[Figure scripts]
---
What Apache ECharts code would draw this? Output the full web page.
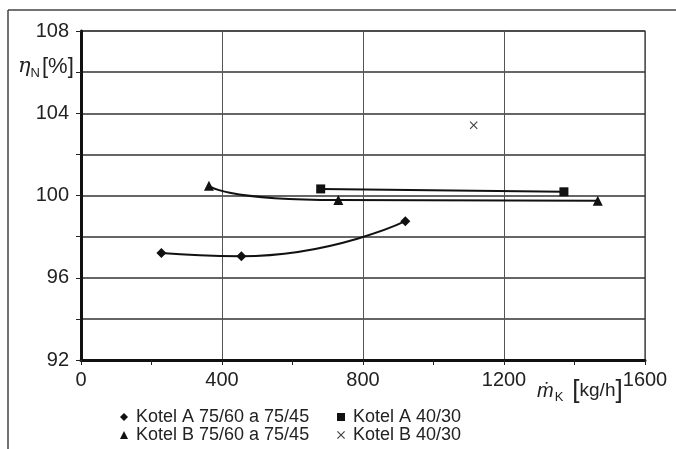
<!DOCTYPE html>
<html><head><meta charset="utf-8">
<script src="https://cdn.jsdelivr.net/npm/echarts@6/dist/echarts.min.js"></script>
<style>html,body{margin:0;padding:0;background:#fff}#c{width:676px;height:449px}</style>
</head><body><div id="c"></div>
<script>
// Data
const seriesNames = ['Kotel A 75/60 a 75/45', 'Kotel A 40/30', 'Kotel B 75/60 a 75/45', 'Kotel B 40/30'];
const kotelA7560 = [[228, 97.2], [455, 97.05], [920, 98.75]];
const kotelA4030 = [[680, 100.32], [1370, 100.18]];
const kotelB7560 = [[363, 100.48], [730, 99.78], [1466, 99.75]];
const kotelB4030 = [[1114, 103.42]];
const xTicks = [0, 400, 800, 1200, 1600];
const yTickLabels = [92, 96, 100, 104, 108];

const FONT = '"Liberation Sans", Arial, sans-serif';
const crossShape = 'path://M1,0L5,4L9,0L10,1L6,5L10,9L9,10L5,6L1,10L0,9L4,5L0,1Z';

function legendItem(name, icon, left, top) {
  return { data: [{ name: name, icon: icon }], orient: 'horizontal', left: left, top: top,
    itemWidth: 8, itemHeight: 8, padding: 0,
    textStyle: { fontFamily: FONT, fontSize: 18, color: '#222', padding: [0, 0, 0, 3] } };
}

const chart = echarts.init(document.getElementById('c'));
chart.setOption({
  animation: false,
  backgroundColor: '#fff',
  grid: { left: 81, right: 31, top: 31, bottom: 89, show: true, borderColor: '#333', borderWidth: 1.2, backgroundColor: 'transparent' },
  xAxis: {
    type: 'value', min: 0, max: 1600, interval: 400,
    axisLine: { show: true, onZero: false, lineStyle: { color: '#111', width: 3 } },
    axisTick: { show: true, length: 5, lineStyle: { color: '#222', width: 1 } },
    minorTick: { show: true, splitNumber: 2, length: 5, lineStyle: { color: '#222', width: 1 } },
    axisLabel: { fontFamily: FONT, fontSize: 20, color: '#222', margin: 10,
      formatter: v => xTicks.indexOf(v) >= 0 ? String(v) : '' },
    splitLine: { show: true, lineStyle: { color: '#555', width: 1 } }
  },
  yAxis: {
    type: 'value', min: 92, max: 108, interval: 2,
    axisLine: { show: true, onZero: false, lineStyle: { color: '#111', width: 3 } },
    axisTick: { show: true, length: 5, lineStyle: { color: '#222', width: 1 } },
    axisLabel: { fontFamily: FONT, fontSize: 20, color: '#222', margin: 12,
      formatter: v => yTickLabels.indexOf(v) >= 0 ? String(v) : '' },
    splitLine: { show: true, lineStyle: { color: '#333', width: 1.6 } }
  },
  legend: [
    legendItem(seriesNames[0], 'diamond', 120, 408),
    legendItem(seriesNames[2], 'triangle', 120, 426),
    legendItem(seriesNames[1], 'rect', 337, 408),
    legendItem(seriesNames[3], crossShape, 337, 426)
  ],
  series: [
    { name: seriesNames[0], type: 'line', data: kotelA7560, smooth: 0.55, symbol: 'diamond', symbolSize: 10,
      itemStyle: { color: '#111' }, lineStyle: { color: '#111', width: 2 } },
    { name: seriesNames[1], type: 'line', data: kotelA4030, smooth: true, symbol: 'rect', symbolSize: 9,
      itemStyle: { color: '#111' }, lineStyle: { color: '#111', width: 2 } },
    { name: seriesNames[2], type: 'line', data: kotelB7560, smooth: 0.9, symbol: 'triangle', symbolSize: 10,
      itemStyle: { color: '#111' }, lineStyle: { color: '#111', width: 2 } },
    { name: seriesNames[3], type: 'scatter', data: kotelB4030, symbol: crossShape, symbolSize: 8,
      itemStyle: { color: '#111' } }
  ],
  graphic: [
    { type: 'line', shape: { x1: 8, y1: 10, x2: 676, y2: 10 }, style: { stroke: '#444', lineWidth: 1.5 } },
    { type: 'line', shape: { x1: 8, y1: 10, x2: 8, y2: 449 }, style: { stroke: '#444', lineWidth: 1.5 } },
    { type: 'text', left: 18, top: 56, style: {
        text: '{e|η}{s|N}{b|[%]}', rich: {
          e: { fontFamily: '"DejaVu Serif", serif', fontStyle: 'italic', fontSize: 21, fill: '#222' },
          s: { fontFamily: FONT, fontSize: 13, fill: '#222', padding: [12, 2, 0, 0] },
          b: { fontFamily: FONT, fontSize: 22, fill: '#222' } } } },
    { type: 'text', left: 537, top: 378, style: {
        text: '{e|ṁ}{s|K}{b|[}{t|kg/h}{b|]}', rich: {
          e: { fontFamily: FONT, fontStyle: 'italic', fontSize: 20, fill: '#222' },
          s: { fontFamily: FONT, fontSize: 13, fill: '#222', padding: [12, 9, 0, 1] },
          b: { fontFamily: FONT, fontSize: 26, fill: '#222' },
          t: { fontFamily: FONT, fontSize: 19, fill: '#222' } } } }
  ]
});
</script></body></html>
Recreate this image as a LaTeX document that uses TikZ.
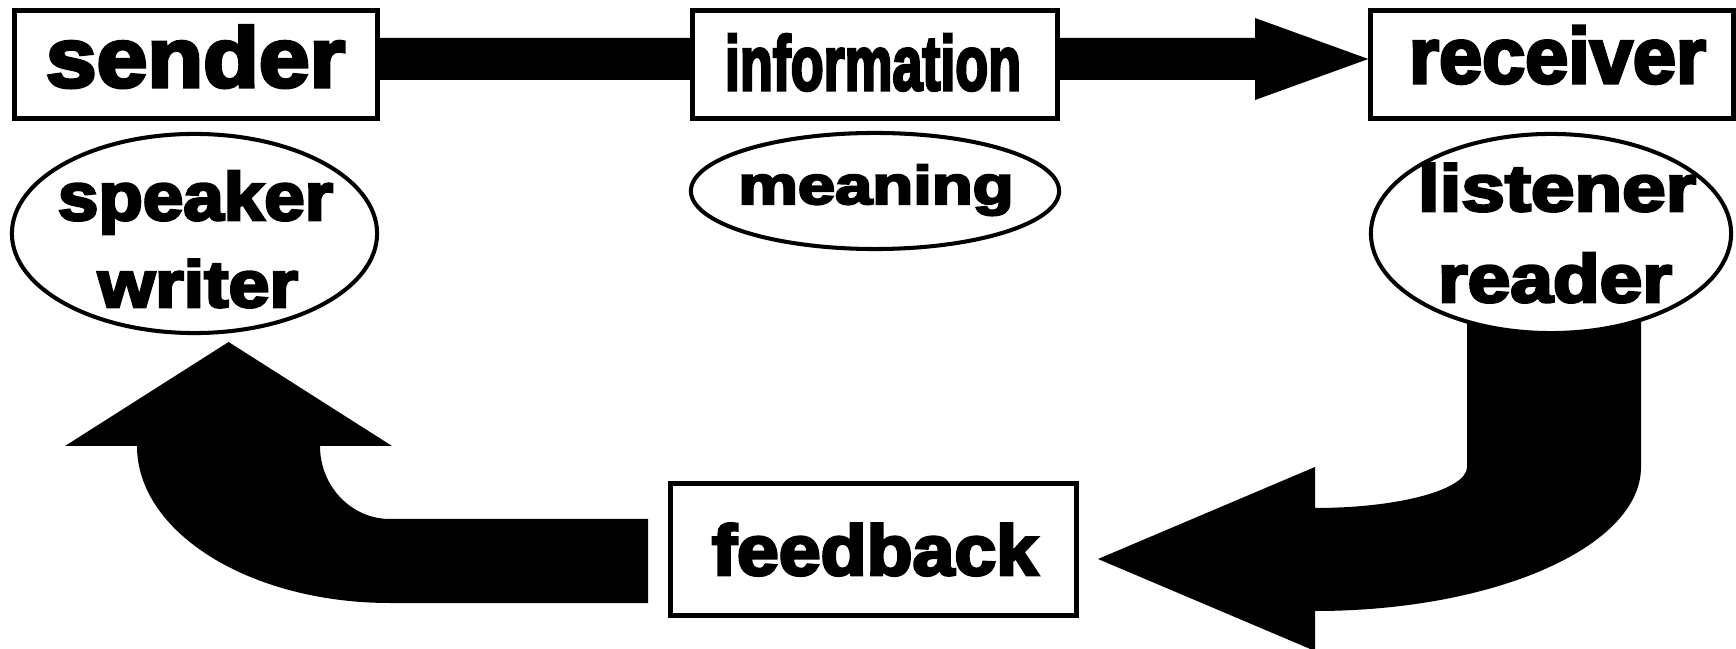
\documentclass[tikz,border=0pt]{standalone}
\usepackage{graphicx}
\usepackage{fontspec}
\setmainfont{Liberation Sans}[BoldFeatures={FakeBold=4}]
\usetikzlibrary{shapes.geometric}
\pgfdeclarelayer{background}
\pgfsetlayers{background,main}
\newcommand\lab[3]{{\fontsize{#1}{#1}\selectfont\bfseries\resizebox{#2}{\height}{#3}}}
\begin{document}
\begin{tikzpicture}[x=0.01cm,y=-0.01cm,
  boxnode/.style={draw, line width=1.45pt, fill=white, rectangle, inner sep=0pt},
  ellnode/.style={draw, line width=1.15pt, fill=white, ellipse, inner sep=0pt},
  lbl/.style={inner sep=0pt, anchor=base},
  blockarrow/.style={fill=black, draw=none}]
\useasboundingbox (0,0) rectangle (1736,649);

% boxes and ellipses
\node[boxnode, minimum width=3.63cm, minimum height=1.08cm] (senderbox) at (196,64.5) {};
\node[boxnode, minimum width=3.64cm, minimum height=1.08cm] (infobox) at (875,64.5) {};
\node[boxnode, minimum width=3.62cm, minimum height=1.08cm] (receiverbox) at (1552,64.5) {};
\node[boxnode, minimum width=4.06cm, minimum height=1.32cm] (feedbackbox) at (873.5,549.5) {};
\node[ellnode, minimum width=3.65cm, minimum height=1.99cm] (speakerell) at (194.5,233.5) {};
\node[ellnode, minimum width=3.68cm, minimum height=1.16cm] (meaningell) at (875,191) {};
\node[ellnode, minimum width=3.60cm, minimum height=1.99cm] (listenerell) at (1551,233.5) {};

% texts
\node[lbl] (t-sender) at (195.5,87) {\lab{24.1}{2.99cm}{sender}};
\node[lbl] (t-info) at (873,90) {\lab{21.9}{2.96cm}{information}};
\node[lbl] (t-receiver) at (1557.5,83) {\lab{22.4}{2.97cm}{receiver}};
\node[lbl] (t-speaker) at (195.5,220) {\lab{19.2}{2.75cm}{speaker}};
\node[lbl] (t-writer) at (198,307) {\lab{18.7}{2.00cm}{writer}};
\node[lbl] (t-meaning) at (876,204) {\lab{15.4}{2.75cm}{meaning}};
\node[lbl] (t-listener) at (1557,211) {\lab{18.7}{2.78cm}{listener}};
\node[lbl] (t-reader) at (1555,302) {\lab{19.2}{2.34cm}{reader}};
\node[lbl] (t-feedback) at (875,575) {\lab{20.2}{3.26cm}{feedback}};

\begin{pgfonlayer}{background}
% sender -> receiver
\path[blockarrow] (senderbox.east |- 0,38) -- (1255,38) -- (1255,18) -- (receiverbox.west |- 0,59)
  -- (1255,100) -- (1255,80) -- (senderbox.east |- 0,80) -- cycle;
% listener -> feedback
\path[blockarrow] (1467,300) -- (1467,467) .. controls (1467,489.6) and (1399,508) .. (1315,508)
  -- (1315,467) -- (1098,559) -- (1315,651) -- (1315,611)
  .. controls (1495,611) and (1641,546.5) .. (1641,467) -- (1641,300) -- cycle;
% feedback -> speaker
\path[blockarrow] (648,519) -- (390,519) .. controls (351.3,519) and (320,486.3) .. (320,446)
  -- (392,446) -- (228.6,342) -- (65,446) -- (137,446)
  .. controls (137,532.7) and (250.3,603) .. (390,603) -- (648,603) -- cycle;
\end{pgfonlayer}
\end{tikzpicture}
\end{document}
---
What you need to do
Any pictures should be left out. Reproduce every line from the one holding "Recreate this image" down to the one holding "(0,0) rectangle (1736,649);", both of those lines included.

Problem solution
Recreate this image as a LaTeX document that uses TikZ.
\documentclass[tikz,border=0pt]{standalone}
\usepackage{graphicx}
\usepackage{fontspec}
\setmainfont{Liberation Sans}[BoldFeatures={FakeBold=4}]
\usetikzlibrary{shapes.geometric}
\pgfdeclarelayer{background}
\pgfsetlayers{background,main}
\newcommand\lab[3]{{\fontsize{#1}{#1}\selectfont\bfseries\resizebox{#2}{\height}{#3}}}
\begin{document}
\begin{tikzpicture}[x=0.01cm,y=-0.01cm,
  boxnode/.style={draw, line width=1.45pt, fill=white, rectangle, inner sep=0pt},
  ellnode/.style={draw, line width=1.15pt, fill=white, ellipse, inner sep=0pt},
  lbl/.style={inner sep=0pt, anchor=base},
  blockarrow/.style={fill=black, draw=none}]
\useasboundingbox (0,0) rectangle (1736,649);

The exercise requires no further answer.